List all lines of the data that include the string "this".

>> START Listing

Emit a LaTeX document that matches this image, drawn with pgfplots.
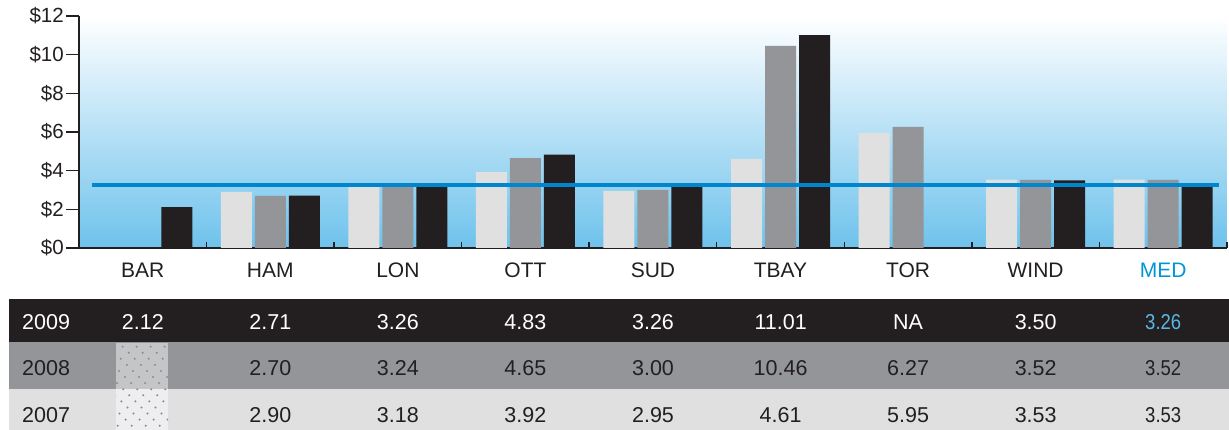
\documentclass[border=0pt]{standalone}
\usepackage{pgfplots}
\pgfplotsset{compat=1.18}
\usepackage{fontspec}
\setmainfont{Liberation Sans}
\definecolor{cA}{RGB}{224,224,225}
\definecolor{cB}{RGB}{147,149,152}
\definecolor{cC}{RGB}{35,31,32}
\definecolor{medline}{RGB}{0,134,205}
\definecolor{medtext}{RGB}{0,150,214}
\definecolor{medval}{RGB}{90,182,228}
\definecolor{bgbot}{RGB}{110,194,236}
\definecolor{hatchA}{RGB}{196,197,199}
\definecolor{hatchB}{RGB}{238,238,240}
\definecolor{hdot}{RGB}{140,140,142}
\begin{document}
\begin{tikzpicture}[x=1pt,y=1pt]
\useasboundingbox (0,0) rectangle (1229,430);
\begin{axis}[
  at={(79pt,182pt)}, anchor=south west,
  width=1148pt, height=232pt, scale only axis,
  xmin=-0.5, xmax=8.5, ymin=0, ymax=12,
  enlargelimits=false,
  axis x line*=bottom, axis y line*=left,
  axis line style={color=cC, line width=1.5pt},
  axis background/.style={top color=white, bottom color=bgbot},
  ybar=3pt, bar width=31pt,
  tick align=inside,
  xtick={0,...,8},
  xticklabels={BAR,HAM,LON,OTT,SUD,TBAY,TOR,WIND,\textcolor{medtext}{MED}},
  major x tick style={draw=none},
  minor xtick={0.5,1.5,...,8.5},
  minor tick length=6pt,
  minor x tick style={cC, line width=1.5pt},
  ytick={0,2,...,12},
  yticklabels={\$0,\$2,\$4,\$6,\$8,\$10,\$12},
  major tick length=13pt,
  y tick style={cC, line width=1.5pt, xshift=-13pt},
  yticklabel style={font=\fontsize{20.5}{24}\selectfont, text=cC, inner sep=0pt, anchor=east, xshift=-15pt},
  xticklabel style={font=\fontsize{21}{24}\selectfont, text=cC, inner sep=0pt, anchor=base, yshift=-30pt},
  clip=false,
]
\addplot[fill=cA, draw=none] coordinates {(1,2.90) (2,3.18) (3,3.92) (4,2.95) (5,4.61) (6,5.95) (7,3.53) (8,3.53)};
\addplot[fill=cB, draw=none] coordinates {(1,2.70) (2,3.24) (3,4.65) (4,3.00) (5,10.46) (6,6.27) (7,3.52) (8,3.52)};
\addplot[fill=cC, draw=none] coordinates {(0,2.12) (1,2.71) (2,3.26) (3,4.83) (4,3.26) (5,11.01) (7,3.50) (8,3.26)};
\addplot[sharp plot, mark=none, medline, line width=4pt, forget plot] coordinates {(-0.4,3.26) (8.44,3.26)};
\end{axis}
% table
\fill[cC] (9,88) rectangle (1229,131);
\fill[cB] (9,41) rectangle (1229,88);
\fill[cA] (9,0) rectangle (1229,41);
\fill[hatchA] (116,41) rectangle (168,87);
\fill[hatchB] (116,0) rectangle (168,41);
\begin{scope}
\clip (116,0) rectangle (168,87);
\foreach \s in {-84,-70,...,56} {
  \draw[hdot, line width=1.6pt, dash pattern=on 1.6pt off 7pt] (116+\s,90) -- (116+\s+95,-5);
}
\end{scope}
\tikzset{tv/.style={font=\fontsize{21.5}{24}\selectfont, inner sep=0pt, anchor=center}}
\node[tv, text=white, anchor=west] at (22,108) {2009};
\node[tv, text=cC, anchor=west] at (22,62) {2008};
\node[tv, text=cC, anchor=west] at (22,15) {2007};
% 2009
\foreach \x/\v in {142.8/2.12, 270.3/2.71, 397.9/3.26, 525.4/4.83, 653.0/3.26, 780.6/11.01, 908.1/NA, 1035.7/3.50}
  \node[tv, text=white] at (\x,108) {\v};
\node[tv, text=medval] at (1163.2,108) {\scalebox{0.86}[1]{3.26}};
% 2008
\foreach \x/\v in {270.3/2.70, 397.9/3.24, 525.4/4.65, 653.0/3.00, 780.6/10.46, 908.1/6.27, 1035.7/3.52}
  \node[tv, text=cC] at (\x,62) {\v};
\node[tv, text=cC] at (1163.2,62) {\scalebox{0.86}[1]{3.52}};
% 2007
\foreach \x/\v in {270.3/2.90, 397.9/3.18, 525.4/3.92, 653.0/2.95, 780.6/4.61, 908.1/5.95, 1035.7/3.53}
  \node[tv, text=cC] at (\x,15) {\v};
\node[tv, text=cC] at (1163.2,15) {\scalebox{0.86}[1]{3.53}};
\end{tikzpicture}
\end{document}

>> END Listing
>> START Listing

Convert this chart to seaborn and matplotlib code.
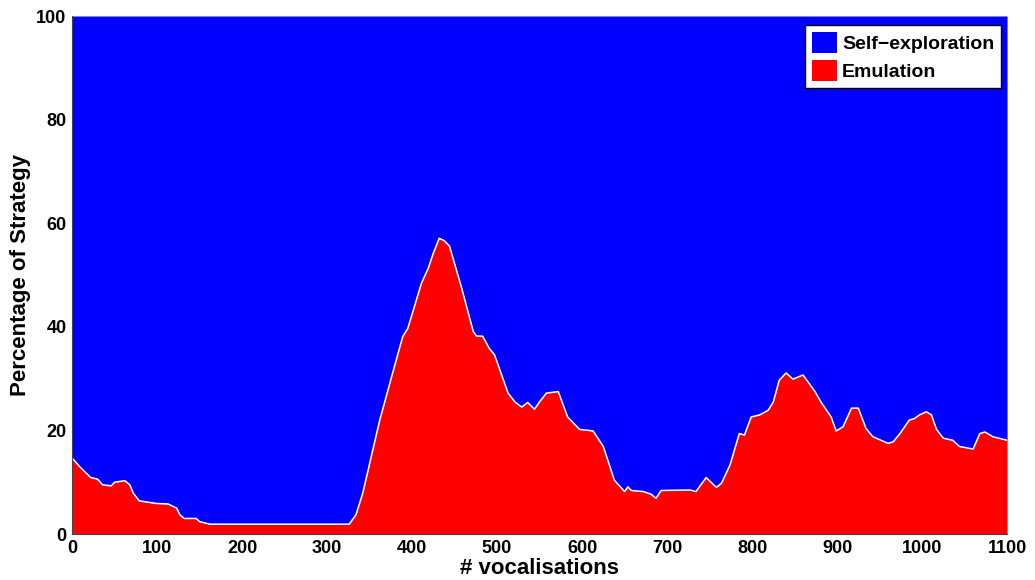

>> END Listing
>> START Listing

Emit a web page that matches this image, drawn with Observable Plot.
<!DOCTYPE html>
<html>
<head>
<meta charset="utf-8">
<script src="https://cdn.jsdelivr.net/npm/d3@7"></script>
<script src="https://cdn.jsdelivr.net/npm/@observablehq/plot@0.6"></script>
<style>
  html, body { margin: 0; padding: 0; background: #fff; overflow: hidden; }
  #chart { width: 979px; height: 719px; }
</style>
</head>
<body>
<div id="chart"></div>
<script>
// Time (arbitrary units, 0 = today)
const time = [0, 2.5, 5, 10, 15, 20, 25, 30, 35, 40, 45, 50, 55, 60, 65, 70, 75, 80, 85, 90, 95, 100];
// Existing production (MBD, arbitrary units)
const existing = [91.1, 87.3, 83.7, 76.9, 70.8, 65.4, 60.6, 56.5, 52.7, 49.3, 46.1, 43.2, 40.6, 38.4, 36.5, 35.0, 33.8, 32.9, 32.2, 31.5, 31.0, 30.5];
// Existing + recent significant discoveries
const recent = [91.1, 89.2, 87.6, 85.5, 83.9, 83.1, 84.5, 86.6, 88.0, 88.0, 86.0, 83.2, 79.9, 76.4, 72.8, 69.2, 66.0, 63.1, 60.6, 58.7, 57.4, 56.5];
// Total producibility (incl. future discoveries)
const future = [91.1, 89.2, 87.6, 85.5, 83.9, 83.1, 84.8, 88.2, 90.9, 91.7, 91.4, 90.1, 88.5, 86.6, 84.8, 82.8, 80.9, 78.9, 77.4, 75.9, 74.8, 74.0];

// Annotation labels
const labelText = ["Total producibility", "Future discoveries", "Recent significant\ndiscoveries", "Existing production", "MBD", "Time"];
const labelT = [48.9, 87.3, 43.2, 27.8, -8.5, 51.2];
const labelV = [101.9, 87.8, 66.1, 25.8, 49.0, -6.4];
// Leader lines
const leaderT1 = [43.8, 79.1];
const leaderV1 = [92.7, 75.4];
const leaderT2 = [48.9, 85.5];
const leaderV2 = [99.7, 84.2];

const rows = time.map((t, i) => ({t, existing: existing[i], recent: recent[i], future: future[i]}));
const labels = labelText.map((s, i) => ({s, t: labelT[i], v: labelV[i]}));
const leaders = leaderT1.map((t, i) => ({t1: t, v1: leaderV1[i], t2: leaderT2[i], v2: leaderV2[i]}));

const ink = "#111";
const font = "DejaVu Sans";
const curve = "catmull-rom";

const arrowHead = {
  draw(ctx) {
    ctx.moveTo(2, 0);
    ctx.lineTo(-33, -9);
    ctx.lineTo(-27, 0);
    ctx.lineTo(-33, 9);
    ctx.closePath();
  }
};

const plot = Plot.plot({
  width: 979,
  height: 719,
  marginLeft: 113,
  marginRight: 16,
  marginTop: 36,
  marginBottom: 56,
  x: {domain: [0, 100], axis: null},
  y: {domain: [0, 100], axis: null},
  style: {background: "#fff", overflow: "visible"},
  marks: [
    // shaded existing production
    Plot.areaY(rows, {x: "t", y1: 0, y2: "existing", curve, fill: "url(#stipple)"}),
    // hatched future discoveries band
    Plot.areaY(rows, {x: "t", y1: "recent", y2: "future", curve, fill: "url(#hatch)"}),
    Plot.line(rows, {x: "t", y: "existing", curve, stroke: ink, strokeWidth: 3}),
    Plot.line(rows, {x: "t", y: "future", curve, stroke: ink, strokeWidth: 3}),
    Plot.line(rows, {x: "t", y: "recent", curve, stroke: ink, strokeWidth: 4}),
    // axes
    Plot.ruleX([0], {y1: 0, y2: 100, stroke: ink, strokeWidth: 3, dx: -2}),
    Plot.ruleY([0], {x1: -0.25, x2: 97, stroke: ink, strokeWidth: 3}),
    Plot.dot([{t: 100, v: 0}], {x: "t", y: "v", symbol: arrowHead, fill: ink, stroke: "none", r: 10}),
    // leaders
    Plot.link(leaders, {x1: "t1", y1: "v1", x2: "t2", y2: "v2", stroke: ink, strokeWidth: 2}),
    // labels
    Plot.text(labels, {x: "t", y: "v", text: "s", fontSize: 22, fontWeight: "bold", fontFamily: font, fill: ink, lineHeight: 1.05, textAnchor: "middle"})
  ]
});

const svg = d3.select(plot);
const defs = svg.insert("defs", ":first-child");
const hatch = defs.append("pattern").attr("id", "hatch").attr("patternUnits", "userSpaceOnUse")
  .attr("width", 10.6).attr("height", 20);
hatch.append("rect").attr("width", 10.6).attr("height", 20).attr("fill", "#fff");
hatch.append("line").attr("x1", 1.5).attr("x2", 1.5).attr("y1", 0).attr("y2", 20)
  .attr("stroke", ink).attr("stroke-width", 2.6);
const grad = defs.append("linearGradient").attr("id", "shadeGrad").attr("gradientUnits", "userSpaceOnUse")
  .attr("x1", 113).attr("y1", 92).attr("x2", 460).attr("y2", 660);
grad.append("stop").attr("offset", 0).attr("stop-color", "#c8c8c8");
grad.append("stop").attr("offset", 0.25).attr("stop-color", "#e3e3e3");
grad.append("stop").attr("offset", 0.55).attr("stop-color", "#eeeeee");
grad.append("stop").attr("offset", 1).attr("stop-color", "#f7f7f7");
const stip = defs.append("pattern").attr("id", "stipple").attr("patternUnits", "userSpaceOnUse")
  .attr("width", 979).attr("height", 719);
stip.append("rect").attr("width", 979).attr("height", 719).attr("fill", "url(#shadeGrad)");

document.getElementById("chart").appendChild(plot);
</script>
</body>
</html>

>> END Listing

§ **Task answer**
Emit a LaTeX document that matches this image, drawn with pgfplots.
Convert this chart to seaborn and matplotlib code.
Emit a web page that matches this image, drawn with Observable Plot.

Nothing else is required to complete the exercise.